The hijacking of Singapore-registered vessel MT Joaquim in the Malacca Strait has signalled the current risks facing seafarers in South East Asia, UK-based maritime intelligence agency Dryad Maritime has said.

The vessel went missing in Selangor waters earlier this month and was later found 4nm off Tanjung Kling, Malaysia.

According to the initial reports, the incident saw the siphoning of 3,000t of fuel.

The maritime intelligence agency said this is the fourth successful hijacking for the purpose of fuel robbery in the last 18 months within the Malacca Strait.

"The nature of these incidents within the Malacca Strait is very similar and mirrors those in the South China Sea which have been occurring at regular intervals during the same time frame."

Dryad Maritime senior analyst Steve McKenzie said: "The nature of these incidents within the Malacca Strait is very similar and mirrors those in the South China Sea which have been occurring at regular intervals during the same time frame."

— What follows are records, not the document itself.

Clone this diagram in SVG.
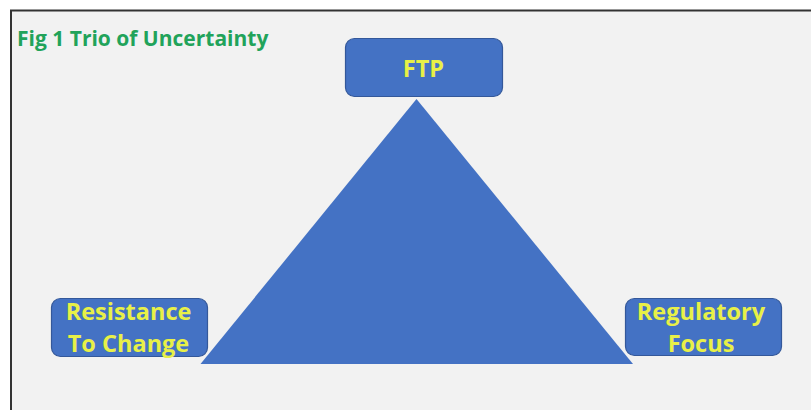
<svg xmlns="http://www.w3.org/2000/svg" width="811" height="410" viewBox="0 0 811 410">
<style>
.box{fill:#4472C4;stroke:#34589a;stroke-width:1.2}
.lbl{font-family:"Open Sans","Liberation Sans",sans-serif;font-weight:bold;fill:#E8F047;text-anchor:middle}
.title{font-family:"Open Sans","Liberation Sans",sans-serif;font-weight:bold;fill:#21A35A;font-size:21px}
</style>
<rect width="811" height="410" fill="#ffffff"/>
<rect x="11" y="10.5" width="820" height="420" fill="#F2F2F2" stroke="#333333" stroke-width="2"/>
<text class="title" x="17" y="46">Fig 1 Trio of Uncertainty</text>
<g id="connectors">
<polygon points="416.5,99 200.5,364 633,364" fill="#4472C4"/>
</g>
<g id="ftp">
<rect class="box" x="345.5" y="38.5" width="157" height="58" rx="9"/>
<text class="lbl" x="423.5" y="77" font-size="23.5">FTP</text>
</g>
<g id="resistance">
<rect class="box" x="51.5" y="298.5" width="156" height="58" rx="9"/>
<text class="lbl" x="128.5" y="320" font-size="23.5">Resistance</text>
<text class="lbl" x="128.5" y="352" font-size="23.5">To Change</text>
</g>
<g id="regulatory">
<rect class="box" x="625.5" y="298.5" width="156" height="57" rx="9"/>
<text class="lbl" x="701" y="320" font-size="23.5">Regulatory</text>
<text class="lbl" x="701" y="352" font-size="23.5">Focus</text>
</g>
</svg>
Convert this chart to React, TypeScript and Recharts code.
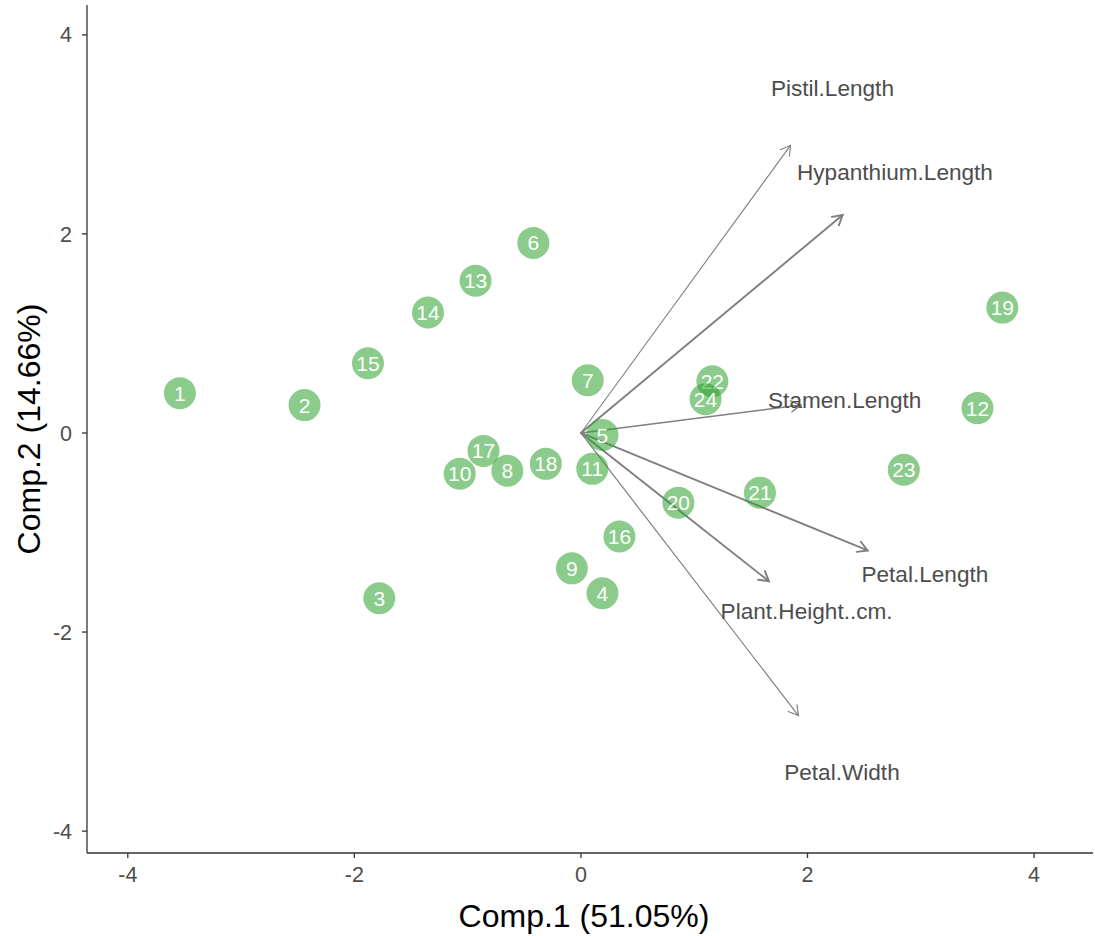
import { ReferenceLine, Scatter, ScatterChart, XAxis, YAxis } from "recharts";

// sample scores on the first two components
const sampleIds = [
  "1", "2", "3", "4", "5", "6", "7", "8", "9", "10", "11", "12",
  "13", "14", "15", "16", "17", "18", "19", "20", "21", "22", "23", "24"
];
const comp1 = [
  -3.54, -2.44, -1.78, 0.19, 0.19, -0.42, 0.06, -0.65, -0.08, -1.07, 0.1, 3.5,
  -0.93, -1.35, -1.88, 0.34, -0.86, -0.31, 3.72, 0.86, 1.58, 1.16, 2.85, 1.1
];
const comp2 = [
  0.4, 0.28, -1.66, -1.61, -0.02, 1.91, 0.53, -0.38, -1.36, -0.41, -0.36, 0.25,
  1.53, 1.21, 0.7, -1.04, -0.18, -0.31, 1.26, -0.7, -0.6, 0.52, -0.37, 0.34
];

// variable loadings (arrow tips) and their contribution
const varNames = [
  "Pistil.Length", "Hypanthium.Length", "Stamen.Length",
  "Petal.Length", "Plant.Height..cm.", "Petal.Width"
];
const loadX = [1.85, 2.31, 1.94, 2.53, 1.66, 1.92];
const loadY = [2.89, 2.19, 0.28, -1.18, -1.49, -2.84];
const contrib = [1.1, 1.9, 1.5, 1.9, 1.9, 1.2];

const xTicks = [-4, -2, 0, 2, 4];
const yTicks = [-4, -2, 0, 2, 4];

const scores = sampleIds.map((id, i) => ({ id, x: comp1[i], y: comp2[i] }));
const varLabels = varNames.map((name, i) => ({ name, x: loadX[i] * 1.2, y: loadY[i] * 1.2 }));

const FONT = "'Liberation Sans', Arial, sans-serif";

function ScorePoint(props: any) {
  const { cx, cy, payload } = props;
  if (cx == null || cy == null) return <g />;
  return (
    <g>
      <circle cx={cx} cy={cy} r={16} fill="#2ca02c" fillOpacity={0.55} />
      <text x={cx} y={cy} dy="0.36em" textAnchor="middle" fontSize={21} fill="#ffffff">
        {payload.id}
      </text>
    </g>
  );
}

function VarLabel(props: any) {
  const { cx, cy, payload } = props;
  if (cx == null || cy == null) return <g />;
  return (
    <text x={cx} y={cy} dy="0.36em" textAnchor="middle" fontSize={22.6} fill="#4d4d4d">
      {payload.name}
    </text>
  );
}

function arrowShape(width: number) {
  return (props: any) => {
    const { x1, y1, x2, y2 } = props;
    if ([x1, y1, x2, y2].some((v) => v == null || isNaN(v))) return <g />;
    const ang = Math.atan2(y2 - y1, x2 - x1);
    const len = 11;
    const spread = Math.PI / 6;
    const ax = x2 - len * Math.cos(ang - spread);
    const ay = y2 - len * Math.sin(ang - spread);
    const bx = x2 - len * Math.cos(ang + spread);
    const by = y2 - len * Math.sin(ang + spread);
    return (
      <g stroke="#7f7f7f" strokeWidth={width} fill="none" strokeLinecap="round">
        <line x1={x1} y1={y1} x2={x2} y2={y2} />
        <polyline points={`${ax},${ay} ${x2},${y2} ${bx},${by}`} />
      </g>
    );
  };
}

function YTitle(props: any) {
  const vb = props.viewBox || {};
  const cy = (vb.y ?? 5) + (vb.height ?? 848) / 2;
  const cx = 28;
  return (
    <text x={cx} y={cy} transform={`rotate(-90, ${cx}, ${cy})`} textAnchor="middle" dy="0.36em" fontSize={32} fill="#000">
      Comp.2 (14.66%)
    </text>
  );
}

export default function App() {
  return (
    <div style={{ position: "absolute", left: 0, top: 0, width: 1095, height: 936, background: "#fff", fontFamily: FONT }}>
      <ScatterChart width={1095} height={936} margin={{ top: 5, right: 2, bottom: 0, left: 0 }}>
        <XAxis
          type="number"
          dataKey="x"
          domain={[-4.36, 4.52]}
          ticks={xTicks}
          allowDataOverflow
          height={83}
          stroke="#333333"
          strokeWidth={1.3}
          tickSize={5}
          tickMargin={9}
          tick={{ fill: "#4d4d4d", fontSize: 21.5 }}
          label={{ value: "Comp.1 (51.05%)", position: "insideBottom", offset: 9, dx: -6, fill: "#000", fontSize: 32 }}
        />
        <YAxis
          type="number"
          dataKey="y"
          domain={[-4.22, 4.3]}
          ticks={yTicks}
          allowDataOverflow
          width={87}
          stroke="#333333"
          strokeWidth={1.3}
          tickSize={5}
          tickMargin={10}
          tick={{ fill: "#4d4d4d", fontSize: 21.5 }}
          label={<YTitle />}
        />
        <Scatter data={scores} shape={<ScorePoint />} isAnimationActive={false} />
        {varNames.map((name, i) => (
          <ReferenceLine
            key={name}
            segment={[{ x: 0, y: 0 }, { x: loadX[i], y: loadY[i] }]}
            ifOverflow="visible"
            shape={arrowShape(contrib[i])}
          />
        ))}
        <Scatter data={varLabels} shape={<VarLabel />} isAnimationActive={false} />
      </ScatterChart>
    </div>
  );
}
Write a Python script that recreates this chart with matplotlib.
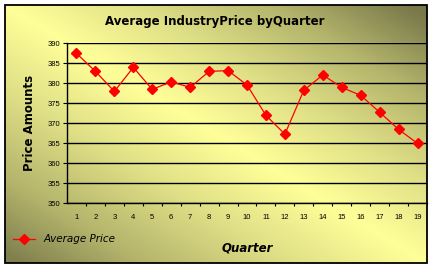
import numpy as np
import matplotlib
matplotlib.use("Agg")
import matplotlib.pyplot as plt
from matplotlib.colors import LinearSegmentedColormap
from matplotlib.lines import Line2D
from matplotlib.patches import Rectangle

# data
quarters = list(range(1, 20))
avg_price = [387.4, 382.9, 377.9, 383.9, 378.4, 380.3, 378.9, 382.9, 383.1, 379.5,
             371.9, 367.2, 378.2, 382.0, 378.9, 376.9, 372.7, 368.4, 364.9]

W, H = 433, 269
fig = plt.figure(figsize=(W / 100, H / 100), dpi=100)
fig.patch.set_facecolor("white")

# gradient background inside the border
bg = fig.add_axes([5 / W, 1 - 263 / H, 422 / W, 258 / H])
xx, yy = np.meshgrid(np.linspace(0, 1, 300), np.linspace(0, 1, 200))
# distance from the bright diagonal (top-left -> bottom-right)
d = (xx - yy) / np.sqrt(2)
t = np.clip(np.abs(d) / 0.68, 0, 1)
t = np.where(d > 0, t, t * 0.95)
cmap = LinearSegmentedColormap.from_list("bg", ["#ffff99", "#dede86", "#b4b46c", "#78784a"])
bg.imshow(t, cmap=cmap, aspect="auto", origin="upper", extent=[0, 1, 0, 1], vmin=0, vmax=1)
bg.set_xlim(0, 1)
bg.set_ylim(0, 1)
bg.axis("off")
fig.patches.append(Rectangle((5 / W, 1 - 263 / H), 422 / W, 258 / H, transform=fig.transFigure,
                             fill=False, edgecolor="black", linewidth=1.3, zorder=10))

ax = fig.add_axes([67 / W, 1 - 203 / H, 360 / W, 160 / H])
ax.set_facecolor("none")
ax.plot(quarters, avg_price, color="red", linewidth=0.9, marker="D", markersize=4.8,
        markerfacecolor="red", markeredgecolor="red")
ax.set_xlim(0.5, 19.5)
ax.set_ylim(350, 390)
ax.set_yticks(np.arange(350, 391, 5))
ax.set_xticks(quarters)
ax.set_xticks(np.arange(1.5, 19.5, 1), minor=True)
ax.tick_params(axis="x", which="major", length=0, labelsize=5.5, pad=8)
ax.tick_params(axis="x", which="minor", length=2.5, width=0.8, direction="out")
ax.tick_params(axis="y", length=3, width=0.8, direction="out", labelsize=5.5, pad=2)
for lbl in ax.get_xticklabels() + ax.get_yticklabels():
    lbl.set_family("Liberation Sans")
ax.yaxis.grid(True, color="black", linewidth=1)
ax.set_axisbelow(True)
for s in ["top", "right"]:
    ax.spines[s].set_visible(False)
ax.spines["left"].set_linewidth(1)
ax.spines["bottom"].set_linewidth(1)

fig.text(215 / W, 1 - 22 / H, "Average IndustryPrice byQuarter", ha="center", va="center",
         fontsize=8.5, fontweight="bold", family="DejaVu Sans")
fig.text(30 / W, 1 - 123 / H, "Price Amounts", rotation=90, ha="center", va="center",
         fontsize=8.5, fontweight="bold", family="DejaVu Sans")
fig.text(247 / W, 1 - 248 / H, "Quarter", ha="center", va="center",
         fontsize=8.5, fontweight="bold", fontstyle="italic", family="DejaVu Sans")

# legend
fig.lines.append(Line2D([13 / W, 35 / W], [1 - 239 / H, 1 - 239 / H], transform=fig.transFigure,
                        color="red", linewidth=0.9, marker=None))
fig.lines.append(Line2D([24 / W], [1 - 239 / H], transform=fig.transFigure, color="red",
                        marker="D", markersize=4.8))
fig.text(44 / W, 1 - 239 / H, "Average Price", ha="left", va="center", fontsize=7.5,
         fontstyle="italic", family="DejaVu Sans")

fig.savefig("out.png", dpi=100)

The last hijacking incident was reported in June when MT Orkim Harmony went missing and was discovered off the coast of Cambodi; however the efforts of several national security forces resulted in the arrest of eight Indonesians suspected as the hijackers, while five more escaped after leaving the vessel.

"This failure to capture all of the gang responsible for the hijacking shows that, despite a high level of commitment to the search by the authorities, bringing all of those involved to justice remains extremely challenging," McKenzie added.

Dryad Maritime’s analysis highlighted the opportunities available to reduce the threat of hijackings and similar attacks.

It said that the attacks can be predicted by monitoring the events surrounding incidents of hijacking which, in turn will provide seafarers with an effective defence against the threat of maritime crime.